§ **REQUIREMENT**: Only the lines from the one with "Rebuild this chart" to the one with "const fitLine = [[0, 1], [1, 0]];", both included, should be output, without any images.

--- Start of DATA SECTION ---

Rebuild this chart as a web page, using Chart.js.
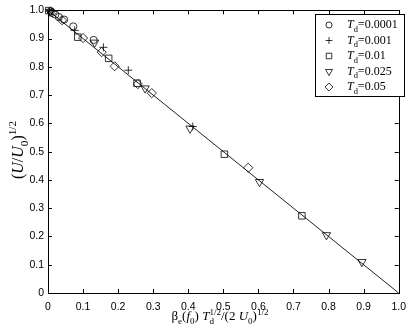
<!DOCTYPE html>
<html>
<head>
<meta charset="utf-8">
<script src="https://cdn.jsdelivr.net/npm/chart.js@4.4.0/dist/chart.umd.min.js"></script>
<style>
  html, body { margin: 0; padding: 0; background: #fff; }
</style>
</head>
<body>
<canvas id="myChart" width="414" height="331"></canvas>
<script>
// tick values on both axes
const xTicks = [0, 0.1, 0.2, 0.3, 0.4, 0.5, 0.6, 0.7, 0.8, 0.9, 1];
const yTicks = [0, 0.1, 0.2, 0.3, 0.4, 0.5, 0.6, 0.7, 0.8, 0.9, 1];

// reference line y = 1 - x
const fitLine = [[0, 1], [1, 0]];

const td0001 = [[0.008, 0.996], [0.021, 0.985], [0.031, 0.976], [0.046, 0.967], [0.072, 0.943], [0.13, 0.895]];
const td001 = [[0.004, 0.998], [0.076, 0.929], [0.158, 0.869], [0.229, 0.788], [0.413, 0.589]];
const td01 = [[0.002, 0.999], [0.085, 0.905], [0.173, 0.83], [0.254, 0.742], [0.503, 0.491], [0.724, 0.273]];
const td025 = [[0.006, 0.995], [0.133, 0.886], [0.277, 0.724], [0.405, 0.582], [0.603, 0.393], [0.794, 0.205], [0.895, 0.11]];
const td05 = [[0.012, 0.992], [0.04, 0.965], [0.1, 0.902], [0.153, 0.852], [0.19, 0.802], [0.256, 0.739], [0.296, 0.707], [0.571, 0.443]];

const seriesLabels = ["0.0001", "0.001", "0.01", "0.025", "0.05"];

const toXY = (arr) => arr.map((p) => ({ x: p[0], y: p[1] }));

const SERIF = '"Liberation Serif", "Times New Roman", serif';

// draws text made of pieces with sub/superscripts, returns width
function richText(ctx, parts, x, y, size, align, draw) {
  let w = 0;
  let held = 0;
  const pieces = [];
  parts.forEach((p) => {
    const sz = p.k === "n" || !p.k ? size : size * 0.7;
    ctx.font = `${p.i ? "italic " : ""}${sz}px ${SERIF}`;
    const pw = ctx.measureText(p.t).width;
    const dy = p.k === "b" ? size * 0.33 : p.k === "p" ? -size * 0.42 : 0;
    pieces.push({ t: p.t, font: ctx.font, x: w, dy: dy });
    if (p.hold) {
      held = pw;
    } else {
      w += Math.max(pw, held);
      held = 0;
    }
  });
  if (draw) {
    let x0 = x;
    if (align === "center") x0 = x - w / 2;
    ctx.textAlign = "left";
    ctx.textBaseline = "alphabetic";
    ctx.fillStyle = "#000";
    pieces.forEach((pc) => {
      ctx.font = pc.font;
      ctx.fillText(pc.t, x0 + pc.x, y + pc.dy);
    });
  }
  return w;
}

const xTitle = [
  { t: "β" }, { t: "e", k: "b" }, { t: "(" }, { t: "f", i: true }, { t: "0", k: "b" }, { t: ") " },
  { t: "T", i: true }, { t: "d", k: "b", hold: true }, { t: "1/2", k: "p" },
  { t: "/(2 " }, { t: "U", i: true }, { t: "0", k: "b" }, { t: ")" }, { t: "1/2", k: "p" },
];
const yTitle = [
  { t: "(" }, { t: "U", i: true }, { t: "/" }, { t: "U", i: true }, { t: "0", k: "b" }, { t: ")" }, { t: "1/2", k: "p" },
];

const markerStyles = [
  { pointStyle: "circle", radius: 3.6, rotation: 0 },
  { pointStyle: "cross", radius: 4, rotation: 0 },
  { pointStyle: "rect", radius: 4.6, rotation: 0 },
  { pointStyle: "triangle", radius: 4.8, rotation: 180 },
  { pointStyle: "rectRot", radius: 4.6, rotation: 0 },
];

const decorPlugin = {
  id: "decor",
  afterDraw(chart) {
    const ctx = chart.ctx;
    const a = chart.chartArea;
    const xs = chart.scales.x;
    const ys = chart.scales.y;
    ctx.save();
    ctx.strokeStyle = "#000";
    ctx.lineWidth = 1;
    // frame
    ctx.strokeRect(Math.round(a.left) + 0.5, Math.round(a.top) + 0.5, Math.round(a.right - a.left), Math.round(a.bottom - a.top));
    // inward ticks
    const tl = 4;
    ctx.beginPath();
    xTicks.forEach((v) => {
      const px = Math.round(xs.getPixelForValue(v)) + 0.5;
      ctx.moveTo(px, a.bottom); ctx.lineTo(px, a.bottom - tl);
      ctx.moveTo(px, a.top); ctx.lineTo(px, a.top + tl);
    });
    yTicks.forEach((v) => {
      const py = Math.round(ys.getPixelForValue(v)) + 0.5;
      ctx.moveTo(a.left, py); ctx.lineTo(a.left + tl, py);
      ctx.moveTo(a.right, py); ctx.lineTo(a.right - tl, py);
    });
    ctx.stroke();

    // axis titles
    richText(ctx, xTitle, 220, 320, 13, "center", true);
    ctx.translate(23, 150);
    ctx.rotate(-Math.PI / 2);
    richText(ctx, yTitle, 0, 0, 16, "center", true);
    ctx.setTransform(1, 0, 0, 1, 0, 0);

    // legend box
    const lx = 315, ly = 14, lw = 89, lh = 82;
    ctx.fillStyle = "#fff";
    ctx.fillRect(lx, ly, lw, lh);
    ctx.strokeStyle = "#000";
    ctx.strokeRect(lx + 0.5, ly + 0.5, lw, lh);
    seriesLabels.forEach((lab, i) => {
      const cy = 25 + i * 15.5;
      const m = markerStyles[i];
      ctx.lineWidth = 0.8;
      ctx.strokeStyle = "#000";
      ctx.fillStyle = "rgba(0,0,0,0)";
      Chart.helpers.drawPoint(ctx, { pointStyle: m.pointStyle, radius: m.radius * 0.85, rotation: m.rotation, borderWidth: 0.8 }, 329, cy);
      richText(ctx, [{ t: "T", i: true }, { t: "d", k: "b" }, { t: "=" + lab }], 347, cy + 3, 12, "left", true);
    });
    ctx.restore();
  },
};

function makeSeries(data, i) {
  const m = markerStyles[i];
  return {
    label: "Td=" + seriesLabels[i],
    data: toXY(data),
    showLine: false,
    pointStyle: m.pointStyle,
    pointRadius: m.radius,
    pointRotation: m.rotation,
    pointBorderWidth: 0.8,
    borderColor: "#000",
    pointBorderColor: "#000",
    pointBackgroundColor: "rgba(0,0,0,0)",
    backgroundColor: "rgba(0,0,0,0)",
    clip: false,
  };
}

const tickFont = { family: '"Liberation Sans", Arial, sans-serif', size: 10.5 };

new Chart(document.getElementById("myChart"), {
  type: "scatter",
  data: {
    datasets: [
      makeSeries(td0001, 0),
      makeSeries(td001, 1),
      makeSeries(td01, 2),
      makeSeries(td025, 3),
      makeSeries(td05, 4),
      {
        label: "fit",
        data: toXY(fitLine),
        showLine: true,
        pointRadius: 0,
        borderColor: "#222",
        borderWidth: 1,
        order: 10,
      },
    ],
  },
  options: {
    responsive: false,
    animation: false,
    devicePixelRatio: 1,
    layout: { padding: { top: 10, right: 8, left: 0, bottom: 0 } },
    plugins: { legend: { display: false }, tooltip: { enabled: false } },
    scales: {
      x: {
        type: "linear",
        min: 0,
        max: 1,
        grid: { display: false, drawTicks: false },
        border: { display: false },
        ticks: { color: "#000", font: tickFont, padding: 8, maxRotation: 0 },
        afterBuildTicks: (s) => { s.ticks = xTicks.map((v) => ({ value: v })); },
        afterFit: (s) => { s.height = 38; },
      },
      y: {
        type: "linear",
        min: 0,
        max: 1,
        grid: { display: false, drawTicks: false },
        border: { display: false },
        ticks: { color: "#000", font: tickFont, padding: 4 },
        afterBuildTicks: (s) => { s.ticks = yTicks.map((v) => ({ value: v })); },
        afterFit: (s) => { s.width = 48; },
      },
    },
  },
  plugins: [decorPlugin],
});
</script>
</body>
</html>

--- End of DATA SECTION ---
--- Start of DATA SECTION ---

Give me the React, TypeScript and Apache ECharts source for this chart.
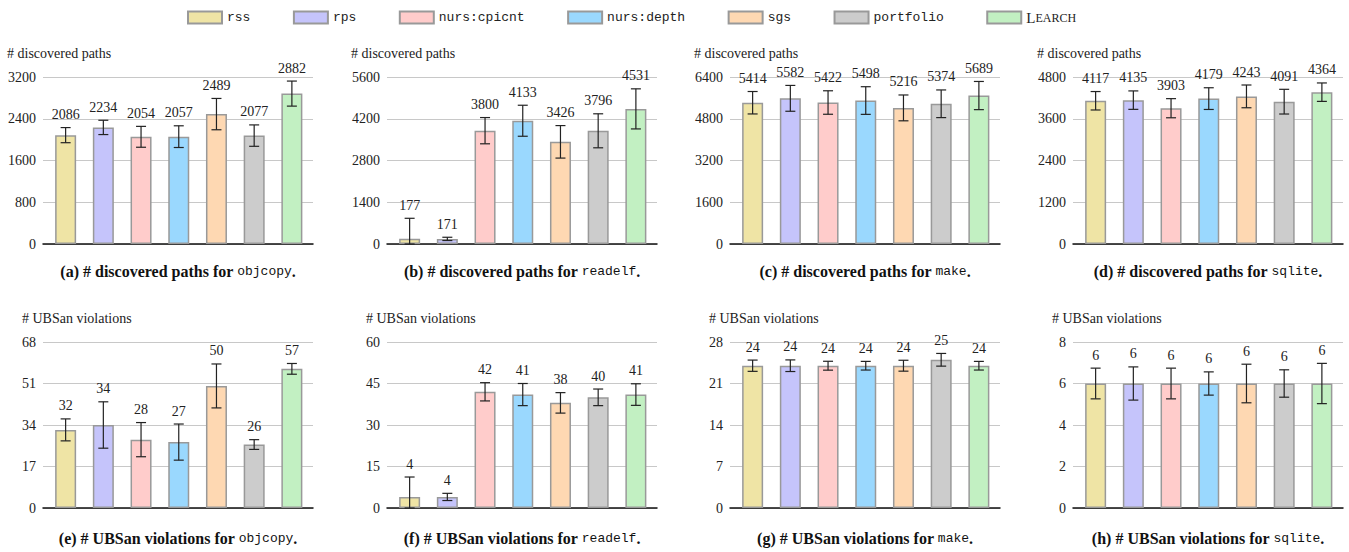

--- End of DATA SECTION ---
--- Start of DATA SECTION ---

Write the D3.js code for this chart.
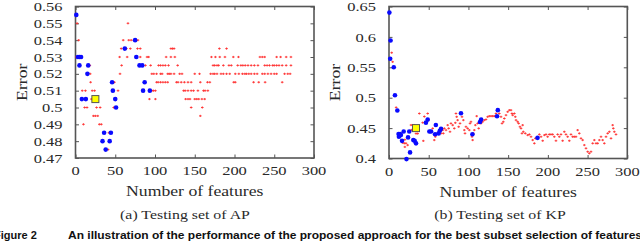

--- End of DATA SECTION ---

§ **EXPECTED OUTPUT**:
Rebuild this chart as a web page, using Chart.js.
<!DOCTYPE html>
<html>
<head>
<meta charset="utf-8">
<script src="https://cdn.jsdelivr.net/npm/chart.js@4.4.0/dist/chart.umd.min.js"></script>
<style>
  html, body { margin: 0; padding: 0; background: #fff; }
</style>
</head>
<body>
<canvas id="myChart" width="414" height="331"></canvas>
<script>
// tick values on both axes
const xTicks = [0, 0.1, 0.2, 0.3, 0.4, 0.5, 0.6, 0.7, 0.8, 0.9, 1];
const yTicks = [0, 0.1, 0.2, 0.3, 0.4, 0.5, 0.6, 0.7, 0.8, 0.9, 1];

// reference line y = 1 - x
const fitLine = [[0, 1], [1, 0]];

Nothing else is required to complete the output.